Conan star Jason Momoa, courtesy of Lionsgate 

What does it take for someone to get noticed? What does that really mean and who has to do the noticing?

In Los Angeles’ performing arts scene, the Asian American talent on display is so astounding that it’s astounding people could miss it.

In the new play Sun Sisters by Chinese-Desi Visanti Saxena, Jully Lee is remarkable, making an impact in the short amount of time she’s on stage. Her physicality carries the character’s emotional core, intelligence, as well as her sexuality. From the moment the actress steps on stage, her presence alone conveys all the information one needs to understand the world she inhabits. Her performance is testament to the fact that an actress can make an strong impression in a supporting role, and Lee has definitely proven that in her turns for Lodestone’s Grace Kim and Spiders from Mars and comedic work with Cold Tofu and Eighteen Mighty Mountain Warriors. That Hollywood-focused eyes may not have discovered her is an egregious oversight.

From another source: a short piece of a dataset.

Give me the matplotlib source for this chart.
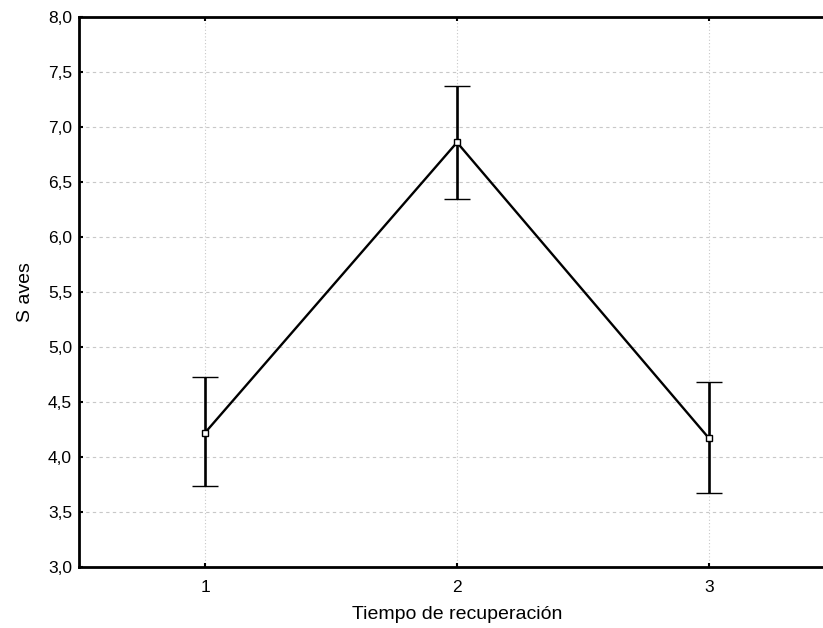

Missing the aforementioned 18MMW is also no less than an oversight. Their new show, Asiatico, is hilarious, full of raucous humor that set the small audience to laughing so loud, they missed many of the witty lines. Much of the cleverness is to Michael Hornbuckle‘s credit; he’s been burning up YouTube with topical videos including those mocking Amy Chua and Rush Limbaugh and his own 5 Forces of G. Hornbuckle’s sketch writing succeeds where those of “Saturday Night Live”’s don’t: he actually knows how to end sketches before the joke runs out of steam. The whole cast of six chipped in as well as director Herbert Siguenza of Culture Clash.

OPM star Ewan Chung joins 18MMW on this outing, bringing his fleshed-out and vibrant characters. Diana Toshiko, the multi-talented actress, singer, and photographer, is a tiny combustible powerhouse as she brings spunk and spank every time she’s on stage. Golda Inquinto’s specialty is the oddities, with characters that are accessible slightly beyond the weird. Her eye-shiftings are never excessive and are tuned perfectly, in contrast to Kristen Wiig’s characters, say, who are often out of reach. The cast’s knack for varied accents is impressive, especially in Peter J. Wong. Wong’s voicings of stereotypical characters — in any other venue, he’d incite a protest — fit perfectly for the show and 18MMW’s focus.

The exceedingly talented Greg Watanabe is the core of 18MMW and the show. An award-winning theater actor, Watanabe brings a depth and giddy oddness to everything he does. Watanabe has that rare skill of keeping the audience’s trust even when he’s jumping off a cliff.

And much of what 18MMW does feels like a death-defying act, with the audience very willing to go for the ride.

Kelsey Chow, courtesy of IMDB

Speaking of rides, many API stars will be on hand at D23 Expo this weekend, including Brenda Song, Kelsey Chow, Hayley Kiyoko, and Lea Salonga, who’ll accept the Disney Legends award along with her other fellow Disney Princesses.

courtesy of Telly Leung

As Salonga’s in town on Friday, there’s no scheduling conflict with the other big live event in Asian American arts on Saturday: East West Player’s One Night Only: On Broadway, featuring many an Asian American stage star, including Takayo Fischer (Pirates of the Carribean: At World’s End), Gedde Watanabe (E.R.), and Glee star Telly Leung. Salonga’s not on the slate, but perhaps she’ll make a surprise appearance.

Many Asian American stars are going to the movies Friday night, eschewing CAPE’s pricy poker tournament because of the org’s credibility problems. Friday is opening night for Conan the Barbarian starring Jason Momoa. And if there’s ever a time to support an API lead, it’s now. Momoa, he’s totally live and oh-so noticeable.